Relates to Apache Druid

At query time, you may be able to use LATEST

Note that you cannot apply the latest function at ingestion time to only bring in the last row from Kafka.

It’s worth remembering that Druid is not a “state store” in the same way that you might be able to achieve with KSql, for example, to only show the latest value of some variable.

What is the actual data representing, incidentally? Perhaps there is another design pattern I may have heard of, locked away in my memory!!

thanks for responding.

I have an actual IoT telemetry data, that has lots of dimensions. Those dimensions could be “names” of things that change may be quite regularly (sometimes few times in a week, sometimes no changes for months) that data is being ingested. there are up to 6-7 dimension columns - each one of them is an Id of some aspect of the telemetry data source. The lookup reference table such as the one I am ingesting above will contain multiple ‘label’ fields like name in them, where I am simply interested in the latest value.

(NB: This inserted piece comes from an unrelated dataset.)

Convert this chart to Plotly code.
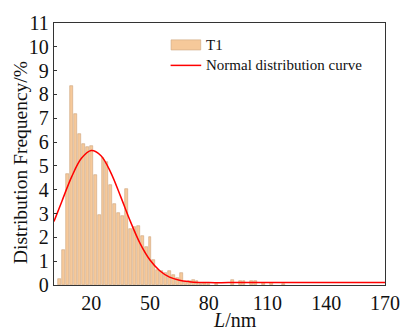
import plotly.graph_objects as go

# ---- data ----
bin_centers = [4, 6, 8, 10, 12, 14, 16, 18, 20, 22, 24, 26, 28, 30, 32, 34, 36, 38,
               40, 42, 44, 46, 48, 50, 52, 54, 56, 58, 60, 62, 64, 66, 68, 70, 72,
               74, 76, 78, 80, 84, 92, 96, 98, 102, 104, 108, 112, 118]
frequency = [0.25, 1.47, 4.65, 8.34, 7.17, 6.34, 5.92, 5.78, 5.85, 4.62, 2.96, 5.35,
             5.16, 4.20, 3.38, 3.04, 2.91, 4.02, 2.34, 2.43, 2.48, 2.07, 1.59, 2.01,
             1.06, 0.64, 0.60, 0.50, 0.57, 0.44, 0.30, 0.50, 0.12, 0.15, 0.20, 0.15,
             0.05, 0.08, 0.04, 0.04, 0.23, 0.16, 0.16, 0.16, 0.16, 0.10, 0.10, 0.06]

curve_x = [1, 5, 10, 15, 20, 25, 30, 35, 40, 45, 50, 55, 60, 65, 70, 75, 80, 90,
           100, 120, 140, 170]
curve_y = [2.67, 3.51, 4.54, 5.32, 5.65, 5.43, 4.72, 3.72, 2.67, 1.74, 1.05, 0.60,
           0.33, 0.20, 0.14, 0.11, 0.10, 0.10, 0.10, 0.10, 0.10, 0.10]

x_ticks = [20, 50, 80, 110, 140, 170]
y_ticks = list(range(0, 12))

series_names = ["T1", "Normal distribution curve"]

# ---- styling ----
W, H = 412, 333
L, R, T, B = 54, 23, 13, 48
BAR_FILL = "rgb(246,201,154)"
BAR_EDGE = "rgb(205,165,125)"
FONT = "Liberation Serif, Times New Roman, serif"


def px(x):
    return (x - L) / (W - L - R)


def py(y):
    return (H - B - y) / (H - T - B)


fig = go.Figure()
fig.add_trace(go.Bar(
    x=bin_centers, y=frequency, width=1.5, name=series_names[0],
    marker=dict(color=BAR_FILL, line=dict(color=BAR_EDGE, width=0.6)),
    showlegend=False,
))
fig.add_trace(go.Scatter(
    x=curve_x, y=curve_y, mode="lines", line=dict(color="#ff0000", width=1.5, shape="spline"),
    name=series_names[1], showlegend=False,
))

axis_common = dict(
    showgrid=False, zeroline=False, showline=True, linecolor="#333333", linewidth=1.3,
    mirror=True, tickfont=dict(family=FONT, size=20, color="#111111"),
)
fig.update_xaxes(range=[1, 170], tickvals=x_ticks, ticks="", **axis_common)
fig.update_yaxes(range=[0, 11], tickvals=y_ticks, ticks="inside", ticklen=3,
                 tickcolor="#333333", tickwidth=1.2, **axis_common)

# custom legend
fig.add_shape(type="rect", xref="paper", yref="paper",
              x0=px(172.5), x1=px(202.5), y0=py(41), y1=py(30.5),
              fillcolor=BAR_FILL, line=dict(color=BAR_EDGE, width=0.6))
fig.add_shape(type="line", xref="paper", yref="paper",
              x0=px(172), x1=px(203), y0=py(57), y1=py(57),
              line=dict(color="#ff0000", width=1.5))
fig.add_annotation(text=series_names[0], xref="paper", yref="paper", x=px(206), y=py(36),
                   xanchor="left", yanchor="middle", showarrow=False,
                   font=dict(family=FONT, size=15, color="#111111"))
fig.add_annotation(text=series_names[1], xref="paper", yref="paper", x=px(206), y=py(56.5),
                   xanchor="left", yanchor="middle", showarrow=False,
                   font=dict(family=FONT, size=15, color="#111111"))

# axis titles
fig.add_annotation(text="<i>L</i>/nm", xref="paper", yref="paper", x=px(237), y=py(321),
                   xanchor="center", yanchor="middle", showarrow=False,
                   font=dict(family=FONT, size=20, color="#111111"))
fig.add_annotation(text="Distribution Frequency/%", xref="paper", yref="paper",
                   x=px(20), y=py(158), textangle=-90,
                   xanchor="center", yanchor="middle", showarrow=False,
                   font=dict(family=FONT, size=19.5, color="#111111"))

fig.update_layout(
    width=W, height=H, margin=dict(l=L, r=R, t=T, b=B),
    paper_bgcolor="white", plot_bgcolor="white", bargap=0,
)

fig.write_html("out.html", config={"displayModeBar": False},
               post_script="document.body.style.margin='0';document.body.style.overflow='hidden';")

Storing them all in the original Telemetry table will mean that a lot of records will have to be deleted/re-ingested when any of the labels change. Hence the choice/desire to use reference table and a inner join technique on a shallow truth table or pseudo ‘state store’ inside Druid.

thanks once again.

hhmmm… now I have not used this (!!!) but I know that there is a Kafka lookup connector – is that kind of what you would need? I think it will give you the latest value for some key that you can then JOIN to at query time?

I believe @Vijay_Narayanan1 may know a lot more than me about it!